With confirmation that the recently-passed Live Music Act will come into effect on October 1st 2012, the UK music industry is holding a celebration event in Westminster this afternoon.
Co-hosted by UK Music and the Musicians’ Union, and bringing together those who supported the Act, today’s event will feature performances by Martina Topley-Bird, Daytona Lights and MP4.
Introduced by Lib Dem Peer Tim Clement-Jones and promoted in the Commons by Bath MP Don Foster, the Live Music Act will encourage pubs and other small venues to host live music events.
As a result, in England and Wales, performances of live amplified music to audiences of less than 200 people between the hours of 8am-11pm will no longer require local authority permission. There will be no audience limit for performances of unamplified live music.
UK Music has commissioned an extensive research project to evaluate the impact the Act will have on live music in the UK. Bournemouth University is conducting fieldwork to establish for the first time how many licensed premises are intending to offer customers live music once the Act comes into force.
Jo Dipple, chief executive of UK Music, said: “This Act will reverse the damaging effect the Licensing Act had on live musical performances in the UK. Our most successful musicians, Joy Division, The Sex Pistols, Rolling Stones all learnt their trade and earned their livings in small clubs and bars. Reversing overzealous licensing regulations will create new opportunities for British artists. The Rose & Crown in Totteridge Park and the constitution in Camden Town will be - thanks to this Act - full of music and seedbeds for talent. Tomorrow’s headline acts will grow from these seedbeds which is great for music lovers and for the wider UK economy.”
John Smith, MU General Secretary, said: “The MU is delighted to be hosting this event alongside UK Music. Personally, I have been campaigning on this issue ever since the Licensing Bill first started going through Parliament in 2002-03, and once the Licensing Act came into place in 2003 our members immediately started telling us that the number of gigs being held in small venues was going down.
“The exemption that the Live Music Act will bring in is fantastic news for musicians and will be a real boost for live music, and we thought it was right to celebrate it with a live music party in parliament.”
Lord Tim Clement-Jones added: "I very much welcome UK Music's commitment to assessing the impact of the new Act. I am confident that the deregulation of live performances in small venues will be a real boost for musicians and the music economy."
The Live Music Act has won support across the music community:
“I am delighted to be joining UK Music to celebrate the passing of the Live Music Act. I know that playing live has been essential to my creative development as a performer and songwriter and the passing of this legislation will make more opportunities available to young upcoming artists - great news”
Dan Lawrence, Daytona Lights:
“Playing live has been a huge part of our life as a band. Playing in venues across the UK has really helped us perfect our craft on stage. In small venues we are able to connect with the audience, gauge reaction to songs and build the rapport we have with each other. The live music scene in the UK is fantastic and we are thrilled to be part of it.
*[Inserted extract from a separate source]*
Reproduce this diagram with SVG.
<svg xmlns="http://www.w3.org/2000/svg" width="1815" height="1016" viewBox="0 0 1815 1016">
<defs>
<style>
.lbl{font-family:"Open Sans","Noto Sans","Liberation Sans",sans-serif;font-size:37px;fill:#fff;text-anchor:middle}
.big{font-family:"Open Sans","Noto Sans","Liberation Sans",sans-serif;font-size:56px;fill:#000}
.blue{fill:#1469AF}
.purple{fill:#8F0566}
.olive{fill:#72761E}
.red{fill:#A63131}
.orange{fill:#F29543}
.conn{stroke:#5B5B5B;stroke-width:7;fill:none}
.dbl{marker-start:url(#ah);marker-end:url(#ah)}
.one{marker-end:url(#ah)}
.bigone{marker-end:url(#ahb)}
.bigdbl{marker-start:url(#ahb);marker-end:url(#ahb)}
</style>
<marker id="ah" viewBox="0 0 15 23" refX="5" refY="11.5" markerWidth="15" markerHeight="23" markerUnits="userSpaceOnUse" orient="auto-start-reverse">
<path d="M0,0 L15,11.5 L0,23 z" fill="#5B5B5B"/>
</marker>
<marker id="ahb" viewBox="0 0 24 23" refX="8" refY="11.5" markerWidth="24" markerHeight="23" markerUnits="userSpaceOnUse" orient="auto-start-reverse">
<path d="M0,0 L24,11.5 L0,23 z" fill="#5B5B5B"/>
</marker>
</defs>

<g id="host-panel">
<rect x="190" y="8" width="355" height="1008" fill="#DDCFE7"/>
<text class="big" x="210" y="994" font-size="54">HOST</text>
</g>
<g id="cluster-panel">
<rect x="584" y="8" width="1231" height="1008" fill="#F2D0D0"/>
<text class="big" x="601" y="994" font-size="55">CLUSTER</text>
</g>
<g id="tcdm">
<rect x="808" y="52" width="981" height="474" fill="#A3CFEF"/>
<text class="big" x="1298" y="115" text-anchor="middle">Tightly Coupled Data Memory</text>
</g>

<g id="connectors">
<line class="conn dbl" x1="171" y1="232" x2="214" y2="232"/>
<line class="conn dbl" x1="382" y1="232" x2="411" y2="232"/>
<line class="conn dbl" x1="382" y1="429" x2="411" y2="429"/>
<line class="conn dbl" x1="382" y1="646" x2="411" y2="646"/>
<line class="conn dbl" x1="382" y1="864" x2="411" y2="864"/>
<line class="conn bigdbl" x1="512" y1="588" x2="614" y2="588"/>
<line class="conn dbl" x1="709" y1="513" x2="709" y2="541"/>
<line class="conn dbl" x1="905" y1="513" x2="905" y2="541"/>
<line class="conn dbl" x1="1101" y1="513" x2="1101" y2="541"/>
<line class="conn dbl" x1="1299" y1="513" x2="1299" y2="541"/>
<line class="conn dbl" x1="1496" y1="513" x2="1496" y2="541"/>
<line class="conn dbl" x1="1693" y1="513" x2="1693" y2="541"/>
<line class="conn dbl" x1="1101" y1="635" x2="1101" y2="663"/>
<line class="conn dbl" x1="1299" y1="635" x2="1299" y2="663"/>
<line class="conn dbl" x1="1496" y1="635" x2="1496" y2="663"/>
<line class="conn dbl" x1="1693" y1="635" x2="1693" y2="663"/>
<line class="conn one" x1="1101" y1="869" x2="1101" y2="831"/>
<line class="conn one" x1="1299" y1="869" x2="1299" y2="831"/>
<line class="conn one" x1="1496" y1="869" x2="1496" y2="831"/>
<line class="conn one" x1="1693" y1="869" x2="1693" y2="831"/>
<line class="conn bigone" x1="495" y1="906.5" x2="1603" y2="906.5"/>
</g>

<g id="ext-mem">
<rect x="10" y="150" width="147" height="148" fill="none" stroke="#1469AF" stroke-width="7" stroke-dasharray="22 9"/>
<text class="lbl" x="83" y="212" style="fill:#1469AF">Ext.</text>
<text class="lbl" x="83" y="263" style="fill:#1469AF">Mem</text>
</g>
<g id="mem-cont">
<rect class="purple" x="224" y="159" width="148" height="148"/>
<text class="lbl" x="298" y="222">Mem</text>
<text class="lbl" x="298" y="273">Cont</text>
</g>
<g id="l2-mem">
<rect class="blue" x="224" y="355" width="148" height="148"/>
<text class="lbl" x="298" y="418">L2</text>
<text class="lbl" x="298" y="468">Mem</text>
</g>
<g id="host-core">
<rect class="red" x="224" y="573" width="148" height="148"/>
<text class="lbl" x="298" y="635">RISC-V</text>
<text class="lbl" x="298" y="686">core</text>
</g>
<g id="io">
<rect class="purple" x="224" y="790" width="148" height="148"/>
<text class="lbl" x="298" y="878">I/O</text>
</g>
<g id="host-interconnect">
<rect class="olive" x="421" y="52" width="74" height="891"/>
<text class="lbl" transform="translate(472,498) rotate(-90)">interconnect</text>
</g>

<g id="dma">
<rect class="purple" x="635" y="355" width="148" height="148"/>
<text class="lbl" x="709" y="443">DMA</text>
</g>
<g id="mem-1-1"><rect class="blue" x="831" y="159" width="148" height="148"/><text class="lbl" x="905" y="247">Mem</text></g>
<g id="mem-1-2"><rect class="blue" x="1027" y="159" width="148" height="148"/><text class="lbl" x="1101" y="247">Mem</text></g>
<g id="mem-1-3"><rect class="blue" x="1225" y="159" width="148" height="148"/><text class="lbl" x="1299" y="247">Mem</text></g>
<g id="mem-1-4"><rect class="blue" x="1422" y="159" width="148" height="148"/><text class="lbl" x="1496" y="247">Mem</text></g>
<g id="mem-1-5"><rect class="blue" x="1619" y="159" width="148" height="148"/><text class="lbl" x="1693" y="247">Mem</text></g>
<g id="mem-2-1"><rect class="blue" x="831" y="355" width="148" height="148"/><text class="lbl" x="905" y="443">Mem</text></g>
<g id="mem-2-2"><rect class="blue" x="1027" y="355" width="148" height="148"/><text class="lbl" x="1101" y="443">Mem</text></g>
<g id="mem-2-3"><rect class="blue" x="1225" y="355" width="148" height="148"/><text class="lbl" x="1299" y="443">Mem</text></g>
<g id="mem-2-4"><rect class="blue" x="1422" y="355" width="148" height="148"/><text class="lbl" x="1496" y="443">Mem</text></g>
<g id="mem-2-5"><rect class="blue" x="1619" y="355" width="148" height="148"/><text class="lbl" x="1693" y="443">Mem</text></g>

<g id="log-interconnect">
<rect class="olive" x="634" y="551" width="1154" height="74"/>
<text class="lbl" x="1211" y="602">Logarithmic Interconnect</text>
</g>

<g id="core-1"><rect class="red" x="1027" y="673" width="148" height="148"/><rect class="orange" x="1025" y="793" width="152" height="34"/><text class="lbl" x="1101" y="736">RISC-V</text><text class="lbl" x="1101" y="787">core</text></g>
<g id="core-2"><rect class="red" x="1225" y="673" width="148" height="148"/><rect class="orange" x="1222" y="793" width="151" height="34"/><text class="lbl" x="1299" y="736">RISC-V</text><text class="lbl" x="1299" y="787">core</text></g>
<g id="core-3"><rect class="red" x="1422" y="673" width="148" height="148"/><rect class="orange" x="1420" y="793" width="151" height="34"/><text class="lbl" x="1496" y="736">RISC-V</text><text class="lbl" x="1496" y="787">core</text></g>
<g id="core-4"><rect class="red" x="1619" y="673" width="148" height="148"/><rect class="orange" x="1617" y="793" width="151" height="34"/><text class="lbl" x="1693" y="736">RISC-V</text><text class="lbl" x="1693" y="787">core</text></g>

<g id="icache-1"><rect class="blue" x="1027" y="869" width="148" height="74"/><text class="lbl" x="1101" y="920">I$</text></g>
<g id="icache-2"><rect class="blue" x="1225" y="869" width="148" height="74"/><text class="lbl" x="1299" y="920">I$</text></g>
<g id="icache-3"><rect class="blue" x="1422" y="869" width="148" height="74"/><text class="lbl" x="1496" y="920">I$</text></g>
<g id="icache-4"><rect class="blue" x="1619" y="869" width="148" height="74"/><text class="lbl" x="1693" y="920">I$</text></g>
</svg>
As an emerging band this has been a vital to our growth - the Live Music Act is so important, keeping music live and thriving!”
Guy Garvey, Elbow:
“The nerves, excitement and satisfaction that I felt when playing at Glastonbury Festival on the main stage last summer were just as intense when we played the Corner Pin pub in Stubbins twenty years ago. The encouragement the landlord and the friends that gathered back then gave us kept us writing and playing long enough to make a life from our passion. This result is a very important step towards easing the path for musicians of tomorrow. British music is one of our proudest exports, and everyone involved with raising this issue and voting in its favour should be enormously proud. Now let’s get drunk and have a sing!”
Jack Savidge, Friendly Fires:
“Last year we played a gig at the Horn in St Albans, a small venue that's supported us in various incarnations for over 10 years. It’s a common saying that for a band to get good they have to play gig after gig after, and that there is no substitute for playing to an audience. With more and more small venues facing closure (even the Horn is launching a 'save the Horn' campaign for the first time in its 37 year history) it’s becoming harder for new artists to do this. We hope the new Act will help small venues to survive and thrive.”
Phil Manzanera, Roxy Music:
“A lot of us musicians started out in the smallest of venues, where we learned our trade, and it is fantastic to get this exemption to the Act which will continue to encourage the emergence of new young talent.”
Simon Neil, Biffy Clyro:
“It’s great news that the Act has been passed. It is definitely a day for celebration.”
“It's great news that the campaign has been successful and small venues will be able to hold live music events without a licence. Such venues are the essential shop floor of the UK's multi-million pound music industry."